Der Leibarzt der Zarin by Heinz G. Konsalik

Der Leibarzt der Zarin by Heinz G. Konsalik

Autor:Heinz G. Konsalik [Konsalik, Heinz G.]
Die sprache: deu
Format: epub
veröffentlicht: 2010-09-28T04:00:00+00:00


10

Marja Temrjuka saß noch immer betend in ihrem goldenen Sessel. Die Mönche sangen das zehnte Credo; drei kleine Meßdiener, Novizen des Klosters, wechselten Kerzen aus. Zwei riesenhafte Leiblakaien schwangen die noch herbeigeschaften schweren bronzenen Handglocken … Es war eine überwältigende Feier frommer Gottergebenheit, wie man sie sonst nur zu Ostern kannte.

Der Zar blieb in der Mitte des Gemachs stehen und winkte Trottau an seine Seite. Das Licht der vielen Kerzen flackerte über Iwans Gesicht.

»Wie schön sie ist«, sagte er heiser vor Erregung.

»Es ist eine herrliche Feier«, antwortete Trottau.

»Ich meine die Zarin, du Hohlkopf!« Iwan warf seinen tatarischen Mantel ab. Er ließ ihn einfach zu Boden fallen und schleuderte die spitze, goldbestickte Mütze hinterher. »Hinaus!« brüllte er so laut, daß seine Stimme selbst den Chor übertönte und den kirchlichen Gesang zerschnitt wie ein Schwert. Die Stimmen schwiegen, zerflatterten, ertranken gleichsam in diesem Aufschrei. »Alles hinaus! Bei Sonnenaufgang singt ihr weiter! Der Patriarch soll die Messe lesen! Alle Popen Moskaus will ich um mich sehen! Das geweihte Kreuz will ich küssen! Aber jetzt hinaus mit euch, hinaus!«

Die Mönche rafften die Kutten und rannten aus dem Zimmer. Die Novizen hasteten ihnen nach und zum Schluß die beiden Riesen von Leiblakaien.

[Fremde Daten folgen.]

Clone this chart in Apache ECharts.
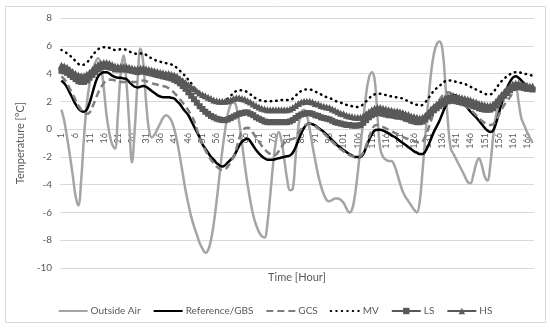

Er drehte sich um, machte vier lange Schritte und stand vor Marja. Mit einem harten Griff packte er ihr Festkleid und riß es über der Brust auf. Er zog es mit drei wilden Rucken vollends herunter, so daß die Zarin mit nacktem Oberkörper, unbeweglich wie aus weißem Stein gemeißelt, auf dem goldenen Sessel saß.

»Wie krank sie ist!« rief Iwan gedehnt und winkte Trottau heran. »Komm her, sieh es dir an … Ist das ein kranker Körper?«

Gehorsam trat Trottau vor die Zarin. Ihre Augen starrten durch ihn hindurch, als er sich vorbeugte und das Ohr unter ihre Brust legte. Mit einem Fußtritt schleuderte Iwan ihn zur Seite. Und dann lachte er – ein schreckliches, irres Lachen, das das Blut zu Eiswasser werden ließ.

»So heilt ein Zar die kranke Zarin!« schrie er. »Sieh es dir an, Arzt! Bleib da stehen und rühr dich nicht!«

Er zog Marja aus dem Sessel hoch und drückte sie nach hinten auf das breite Bett. Was dann geschah, war ein Anblick, der sich in Trottau hineinbrannte wie ein Brandzeichen, unauslöschbar für alle Zeiten.

Bis zum Morgengrauen stand er vor der Wand der Ikonen, während Iwan und Marja auf dem breiten Bett in einer dem Wahnsinn nahen Leidenschaft miteinander und gegeneinander tobten. Es schien, als hätten sie die Gegenwart des Arztes vergessen – aber es schien nur so.

Zweimal, mitten im höchsten Rausch der Ekstase, drehte Iwan den Kopf um und starrte Trottau an. In seinem Blick lag nicht nur Triumph, sondern auch eine Drohung, die Trottau genau verstand: Wer das gesehen hat, wer Zeuge war, wie der Zar die Zarin liebt, ist kein Mensch mehr, er ist nur noch ein Ding. Nein, nicht einmal das! Er ist nichts als die Luft, welche die heißen, schwitzenden Körper umweht. Luft, die man hinausscheucht, indem man die Fenster öffnet.

Nach zwei Stunden fiel Iwan schließlich völlig ermattet aus dem Bett und lag halb ohnmächtig auf den Fellen, die den Boden bedeckten.